Despite the certainty of massive postal ballot fraud on his behalf again, Jack Straw is particularly worried about losing his Blackburn seat this time. The reason is that well over half of Straw’s votes come from the Muslim Blackburn community. And this time, a credible and impressive candidate from within that community has emerged to run as an independent.
Bushra Irfan held an opening campaign preparation meeting at which entry was limited by ticket because of the fire limit, but all 200 seats were enthusiastically filled by community leaders. Straw cannot rely on a herd of Muslim voters this time.
But he can still rely on the corruption of his rotten borough. One of the great failings of the British electoral system is that the Returning Officer is the Council chief executive and in Labour authorities that is a highly politicised post. There was a time when you could rely on honesty in public life: that is not true now, and certainly not where New Labour are concerned.
Bushra Irfan has erected a large election poster in her own garden of her own property.

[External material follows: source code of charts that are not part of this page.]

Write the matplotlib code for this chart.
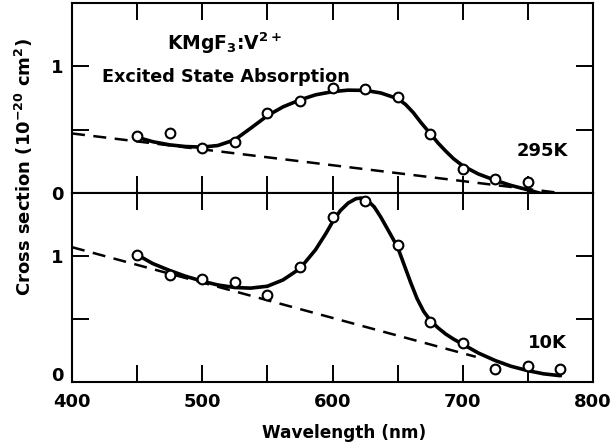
import matplotlib
matplotlib.use("Agg")
import matplotlib.pyplot as plt
from matplotlib.ticker import MultipleLocator
from matplotlib.transforms import ScaledTranslation

plt.rcParams['font.family'] = ['DejaVu Sans']
plt.rcParams['font.weight'] = 'bold'
plt.rcParams['mathtext.default'] = 'bf'

# ---- data ----
# 295 K measured points
pts_x_295 = [450, 475, 500, 525, 550, 575, 600, 625, 650, 675, 700, 725, 750, 775]
pts_y_295 = [0.45, 0.47, 0.355, 0.40, 0.63, 0.73, 0.83, 0.82, 0.76, 0.465, 0.19, 0.11, 0.087, -0.047]
# 295 K fitted curve
fit_x_295 = [450, 462, 475, 487, 500, 512, 525, 537, 550, 562, 575, 587, 600, 612,
             625, 637, 650, 656, 662, 668, 675, 681, 687, 693, 700, 712, 725, 737,
             750, 762, 775]
fit_y_295 = [0.44, 0.405, 0.38, 0.367, 0.362, 0.375, 0.42, 0.51, 0.61, 0.68, 0.735, 0.775,
             0.80, 0.812, 0.81, 0.79, 0.745, 0.70, 0.635, 0.555, 0.47, 0.395, 0.33, 0.27,
             0.215, 0.15, 0.10, 0.06, 0.025, -0.01, -0.045]
# 295 K background (dashed)
bg_x_295 = [400, 775]
bg_y_295 = [0.47, 0.0]

# 10 K measured points
pts_x_10 = [450, 475, 500, 525, 550, 575, 600, 625, 650, 675, 700, 725, 750, 775]
pts_y_10 = [1.01, 0.85, 0.82, 0.79, 0.69, 0.91, 1.31, 1.44, 1.09, 0.48, 0.31, 0.10, 0.127, 0.107]
# 10 K fitted curve
fit_x_10 = [450, 462, 475, 487, 500, 512, 525, 537, 550, 562, 575, 587, 595, 600, 606,
            612, 618, 622, 627, 632, 637, 643, 650, 655, 660, 665, 670, 675, 681, 687,
            693, 700, 712, 725, 737, 750, 762, 775]
fit_y_10 = [1.01, 0.94, 0.885, 0.84, 0.80, 0.77, 0.75, 0.745, 0.76, 0.81, 0.90, 1.05,
            1.18, 1.27, 1.36, 1.42, 1.455, 1.46, 1.44, 1.39, 1.31, 1.20, 1.07, 0.93,
            0.79, 0.66, 0.56, 0.49, 0.43, 0.38, 0.34, 0.30, 0.23, 0.17, 0.125, 0.09,
            0.065, 0.05]
# 10 K background (dashed)
bg_x_10 = [400, 710]
bg_y_10 = [1.07, 0.20]

x_major = [400, 500, 600, 700, 800]
y_ticks = [0, 0.5, 1]
y_ticklabels = ['0', '', '1']

W, H = 614, 446
fig = plt.figure(figsize=(W / 100, H / 100), dpi=100)
left, right = 72 / W, 593 / W
ax_top = fig.add_axes([left, 1 - 193 / H, right - left, (193 - 3) / H])
ax_bot = fig.add_axes([left, 1 - 382 / H, right - left, (382 - 193) / H])

for ax in (ax_top, ax_bot):
    ax.set_xlim(400, 800)
    ax.set_ylim(0, 1.5)
    ax.xaxis.set_major_locator(MultipleLocator(50))
    ax.set_yticks(y_ticks)
    ax.set_yticklabels(y_ticklabels)
    ax.tick_params(direction='in', length=12.5, width=1.4, top=True, right=True,
                   labelsize=13, pad=6)
    for s in ax.spines.values():
        s.set_linewidth(1.5)

ax_top.tick_params(labelbottom=False)
ax_bot.set_xticks(range(400, 801, 50))
ax_bot.set_xticklabels([str(v) if v in x_major else '' for v in range(400, 801, 50)])
ax_bot.tick_params(axis='x', pad=8)

# nudge the bottom "0" label slightly upward as in the reference
zero_tick = ax_bot.yaxis.get_major_ticks()[0]
zero_tick.label1.set_transform(zero_tick.label1.get_transform() +
                               ScaledTranslation(0, 6 / 72, fig.dpi_scale_trans))

dash = (0, (5.2, 3.4))
# top panel
ax_top.plot(bg_x_295, bg_y_295, color='black', lw=1.8, ls=dash, clip_on=False)
ax_top.plot(fit_x_295, fit_y_295, color='black', lw=2.6, clip_on=False,
            solid_capstyle='round', solid_joinstyle='round')
ax_top.plot(pts_x_295, pts_y_295, 'o', ms=7, mfc='white', mec='black', mew=1.5,
            clip_on=False, zorder=5)

# bottom panel
ax_bot.plot(bg_x_10, bg_y_10, color='black', lw=1.8, ls=dash)
ax_bot.plot(fit_x_10, fit_y_10, color='black', lw=2.6, clip_on=False,
            solid_capstyle='round', solid_joinstyle='round')
ax_bot.plot(pts_x_10, pts_y_10, 'o', ms=7, mfc='white', mec='black', mew=1.5,
            clip_on=False, zorder=5)

ax_top.text(473, 1.126, r'KMgF$_3$:V$^{2+}$', fontsize=13.5, fontweight='bold',
            ha='left', va='baseline')
ax_top.text(423, 0.874, 'Excited State Absorption', fontsize=12.7, fontweight='bold',
            ha='left', va='baseline')
ax_top.text(741, 0.29, '295K', fontsize=13, fontweight='bold', ha='left', va='baseline')
ax_bot.text(750, 0.27, '10K', fontsize=13, fontweight='bold', ha='left', va='baseline')

fig.text(344 / W, 1 - 433 / H, 'Wavelength (nm)', fontsize=12.2, fontweight='bold',
         ha='center', va='center')
fig.text(24 / W, 1 - 167 / H, r'Cross section (10$^{-20}$ cm$^2$)', fontsize=13,
         fontweight='bold', rotation=90, ha='center', va='center')

fig.savefig('out.png', dpi=100)
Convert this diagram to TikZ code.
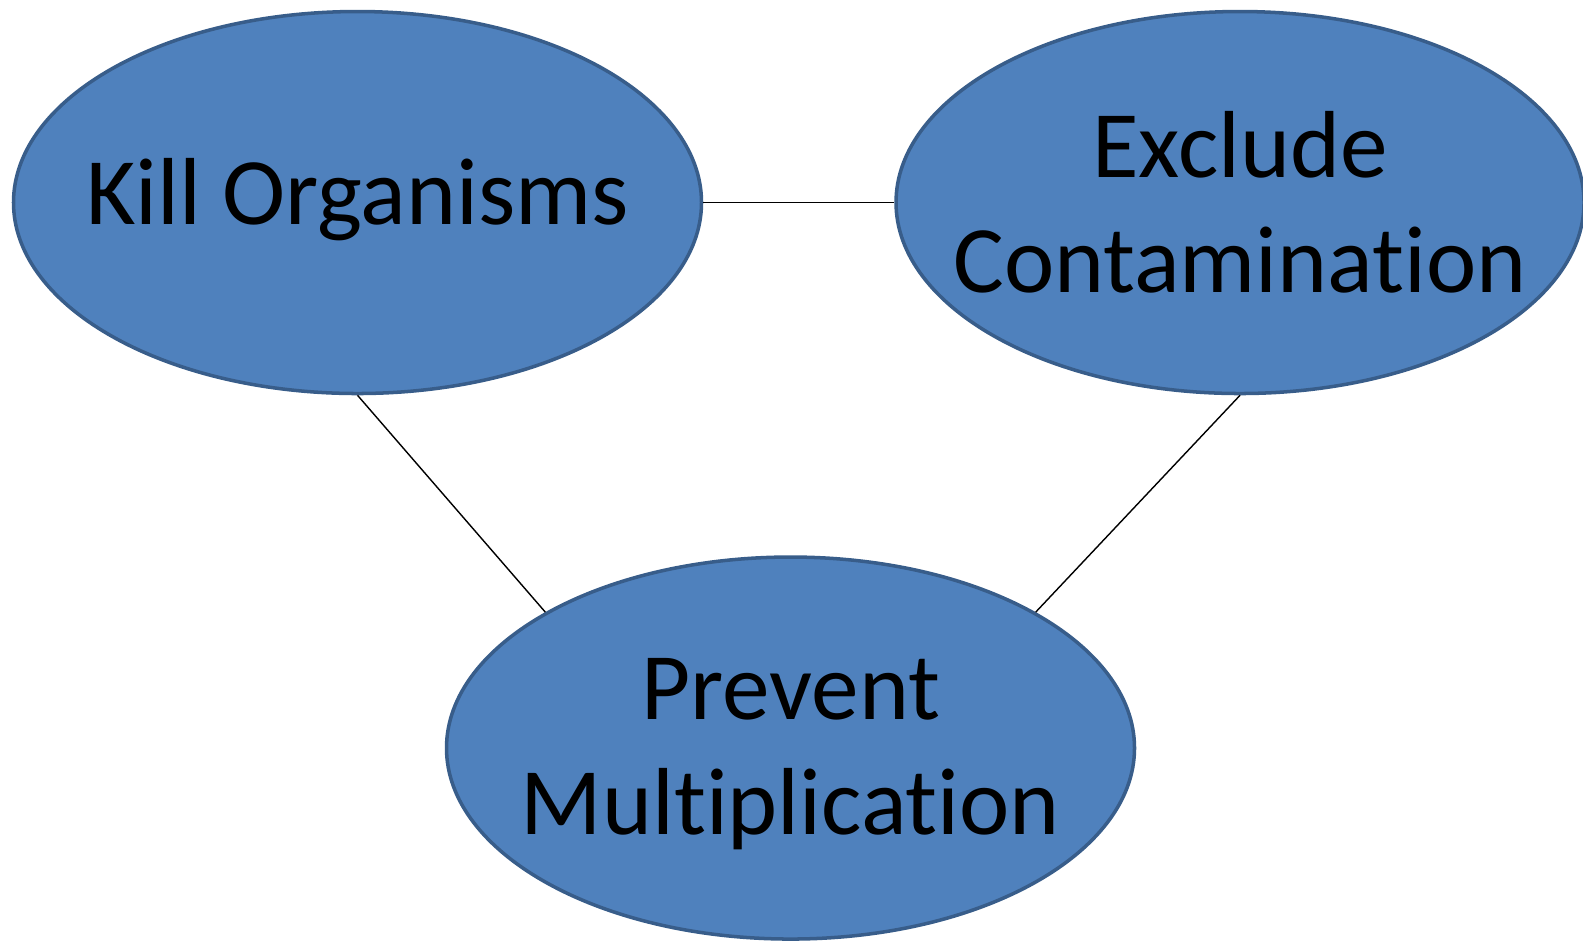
\documentclass[tikz,border=0pt]{standalone}
\usepackage{fontspec}
\setmainfont{Carlito}[Ligatures=NoCommon]
\usetikzlibrary{positioning,shapes.geometric}
\definecolor{blob_fill}{RGB}{79,129,189}
\definecolor{blob_line}{RGB}{56,93,138}

\begin{document}
\begin{tikzpicture}[
blob/.style={
  ellipse,
  draw=blob_line,
  fill=blob_fill,
  line width=1pt,
  minimum width=6.88cm,
  minimum height=3.82cm,
  inner sep=0pt
  },
txt/.style={
  align=center,
  inner sep=0pt,
  font=\fontsize{27.1}{32.6}\selectfont
  },
ln/.style={
  black,
  line width=0.4pt
  },
node distance=1.91cm
]
\useasboundingbox (0,0) rectangle (15.83,-9.40);

%The ellipses
\node[blob] (kill) at (3.575,-2.025) {};
\node[blob,right=of kill] (excl) {};
\node[blob,below=1.6cm of kill, xshift=4.33cm] (prev) {};

%Their texts
\node[txt,yshift=0.03cm] (killtxt) at (kill) {Kill Organisms};
\node[txt] (excltxt) at (excl) {Exclude\\Contamination};
\node[txt,yshift=-0.06cm] (prevtxt) at (prev) {Prevent\\Multiplication};

\draw[ln] (kill.east) -- (excl.west);
\draw[ln] (kill.south) -- (prev.151);
\draw[ln] (excl.south) -- (prev.29);

\end{tikzpicture}
\end{document}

Within three hours, several men from Blackburn council arrived to take it down on the grounds Bushra did not have planning permission to erect a hoarding.
What speed, and what an incredibly efficient council!
Election advertising is in fact exempt from planning permission regulations as class E of schedule 1 of The Town and Country Planning (Control of Advertisements) (England) Regulations 2007 which exempts:
An advertisement relating specifically to a pending Parliamentary, European Parliamentary or local government election or a referendum under the Political Parties, Elections and Referendums Act 2000(a).
However that won’t stop Blackburn Council, which has no concern at all for the law when it comes to organising Jack Straw election victories. I still recall their blank refusal to allow me the use of public rooms for election meetings when I stood against Jack Straw.
I pointed out to the council electoral administrators that not only did candidates have a right to public rooms for meetings, but the returning officer had a legal obligation to maintain a register of such rooms in state schools and community centres, and to make the list available to candidates at any reasonable time. The council simply replied “We don’t do that in Blackburn”.
When I telephoned the Electoral Commission to complain, they said enforcement of the law was the job of the local returning officer. When I told them that it was the returning officer I wished to complain about, they said there was no way to do that.